• [What you have to do]:
Print word for word the first line of the listing below and every line after it, through the line with "return (x - OFF". Leave out the pictures and the rest.

# Start of Raw data

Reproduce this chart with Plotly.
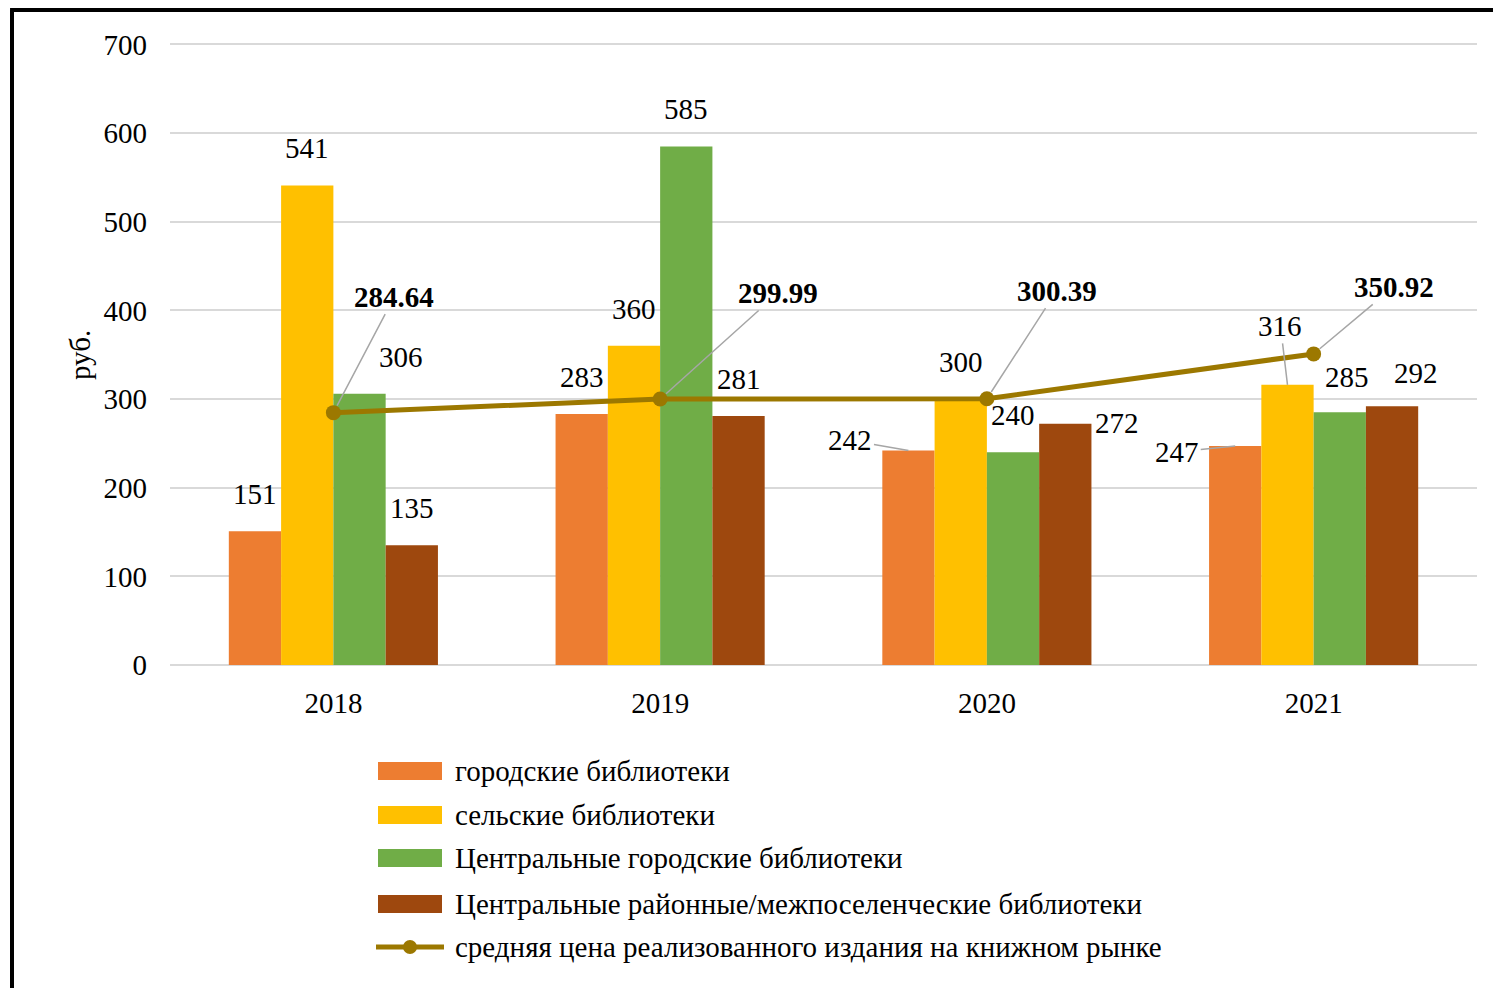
import plotly.graph_objects as go

years = ["2018", "2019", "2020", "2021"]
city = [151, 283, 242, 247]
rural = [541, 360, 300, 316]
central_city = [306, 585, 240, 285]
central_district = [135, 281, 272, 292]
avg_price = [284.64, 299.99, 300.39, 350.92]

names = [
    "городские библиотеки",
    "сельские библиотеки",
    "Центральные городские библиотеки",
    "Центральные районные/межпоселенческие библиотеки",
    "средняя цена реализованного издания на книжном рынке",
]
colors = ["#ED7D31", "#FFC000", "#70AD47", "#9E480E"]
line_color = "#9C7800"
FONT = "Liberation Serif"
FS = 29

# page has an 8px body margin, so the figure is a bit smaller than the window
OFF = 8
W, H = 1501 - OFF, 988 - OFF
L, R, T, B = 170 - OFF, 24, 40 - OFF, 323
pw, ph = W - L - R, H - T - B


def px(x, y):
    # window pixel position -> paper coords (frame and legend only)
    return (x - OFF - L) / pw, (H - B - (y - OFF)) / ph


bar_w = 0.16
fig = go.Figure()
series = [city, rural, central_city, central_district]
for k, vals in enumerate(series):
    fig.add_trace(go.Bar(
        x=list(range(len(years))), y=vals, name=names[k],
        marker=dict(color=colors[k], line=dict(width=0)),
        width=bar_w, offset=-2 * bar_w + k * bar_w, showlegend=False,
    ))

fig.add_trace(go.Scatter(
    x=list(range(len(years))), y=avg_price, name=names[4], mode="lines+markers",
    line=dict(color=line_color, width=5), marker=dict(size=15, color=line_color),
    showlegend=False,
))

# bar value labels: (xshift, yshift) or leader line (ax, ay)
label_style = {
    (0, 2): dict(xshift=41),
    (2, 0): dict(arrow=(-58, -10)),
    (2, 3): dict(xshift=52, yshift=1),
    (3, 0): dict(arrow=(-58, 6)),
    (3, 1): dict(arrow=(-7, -59)),
    (3, 2): dict(xshift=7, yshift=35),
    (3, 3): dict(xshift=24, yshift=33),
}
for k, vals in enumerate(series):
    for i, v in enumerate(vals):
        xc = i - 1.5 * bar_w + k * bar_w
        st = label_style.get((i, k), {})
        if "arrow" in st:
            ax, ay = st["arrow"]
            fig.add_annotation(x=xc, y=v, text=str(v), showarrow=True, arrowhead=0,
                               arrowwidth=1.5, arrowcolor="#A6A6A6", ax=ax, ay=ay,
                               standoff=0, font=dict(family=FONT, size=FS, color="#000"))
        else:
            fig.add_annotation(x=xc, y=v, text=str(v), showarrow=False,
                               xshift=st.get("xshift", 0), yshift=st.get("yshift", 37),
                               font=dict(family=FONT, size=FS, color="#000"))

line_offsets = [(61, -116), (118, -106), (70, -108), (80, -67)]
for i, v in enumerate(avg_price):
    ax, ay = line_offsets[i]
    fig.add_annotation(x=i, y=v, text="<b>%.2f</b>" % v, showarrow=True, arrowhead=0,
                       arrowwidth=1.5, arrowcolor="#A6A6A6", ax=ax, ay=ay, standoff=8,
                       font=dict(family=FONT, size=FS, color="#000"))

# y axis title
tx, ty = px(80, 355)
fig.add_annotation(xref="paper", yref="paper", x=tx, y=ty, text="руб.", textangle=-90,
                   xanchor="center", yanchor="middle", showarrow=False,
                   font=dict(family=FONT, size=FS, color="#000"))

# manual legend
legend_y = [771, 815, 858, 904, 947]
shapes = []
for k, yy in enumerate(legend_y):
    if k < 4:
        x0, y0 = px(378, yy - 9)
        x1, y1 = px(442, yy + 9)
        shapes.append(dict(type="rect", xref="paper", yref="paper", x0=x0, x1=x1,
                           y0=y1, y1=y0, fillcolor=colors[k], line=dict(width=0)))
    else:
        x0, y0 = px(376, yy)
        x1, _ = px(444, yy)
        shapes.append(dict(type="line", xref="paper", yref="paper", x0=x0, x1=x1,
                           y0=y0, y1=y0, line=dict(color=line_color, width=5)))
        r = 7
        a0, b0 = px(410 - r, yy - r)
        a1, b1 = px(410 + r, yy + r)
        shapes.append(dict(type="circle", xref="paper", yref="paper", x0=a0, x1=a1,
                           y0=b1, y1=b0, fillcolor=line_color, line=dict(width=0)))
    lx, ly = px(453, yy)
    fig.add_annotation(xref="paper", yref="paper", x=lx, y=ly, xanchor="left",
                       yanchor="middle", text=names[k], showarrow=False,
                       font=dict(family=FONT, size=FS, color="#000"))

# black frame (top and left)
fx0, fy0 = px(12, 10)
fx1, fy1 = px(1501, 988)
shapes.append(dict(type="line", xref="paper", yref="paper", x0=fx0 - 0.0015, x1=fx1,
                   y0=fy0, y1=fy0, line=dict(color="#000", width=4)))
shapes.append(dict(type="line", xref="paper", yref="paper", x0=fx0, x1=fx0, y0=fy0, y1=fy1,
                   line=dict(color="#000", width=4)))

fig.update_layout(
    width=W, height=H,
    margin=dict(l=L, r=R, t=T, b=B),
    plot_bgcolor="white", paper_bgcolor="white",
    font=dict(family=FONT, size=FS, color="#000"),
    shapes=shapes,
    showlegend=False,
    xaxis=dict(range=[-0.5, 3.5], tickvals=list(range(len(years))), ticktext=years,
               showgrid=False, zeroline=False, showline=False, ticks="",
               ticklabelstandoff=18, tickfont=dict(family=FONT, size=FS)),
    yaxis=dict(range=[0, 705], tickvals=[0, 100, 200, 300, 400, 500, 600, 700],
               showgrid=True, gridcolor="#D9D9D9", gridwidth=2,
               zeroline=True, zerolinecolor="#D9D9D9", zerolinewidth=2, ticks="",
               ticklabelstandoff=22, tickfont=dict(family=FONT, size=FS)),
)

fig.write_html("out.html")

# End of Raw data

• [Worked answer]:
Reproduce this chart with Plotly.
import plotly.graph_objects as go

years = ["2018", "2019", "2020", "2021"]
city = [151, 283, 242, 247]
rural = [541, 360, 300, 316]
central_city = [306, 585, 240, 285]
central_district = [135, 281, 272, 292]
avg_price = [284.64, 299.99, 300.39, 350.92]

names = [
    "городские библиотеки",
    "сельские библиотеки",
    "Центральные городские библиотеки",
    "Центральные районные/межпоселенческие библиотеки",
    "средняя цена реализованного издания на книжном рынке",
]
colors = ["#ED7D31", "#FFC000", "#70AD47", "#9E480E"]
line_color = "#9C7800"
FONT = "Liberation Serif"
FS = 29

# page has an 8px body margin, so the figure is a bit smaller than the window
OFF = 8
W, H = 1501 - OFF, 988 - OFF
L, R, T, B = 170 - OFF, 24, 40 - OFF, 323
pw, ph = W - L - R, H - T - B


def px(x, y):
    # window pixel position -> paper coords (frame and legend only)
    return (x - OFF - L) / pw, (H - B - (y - OFF)) / ph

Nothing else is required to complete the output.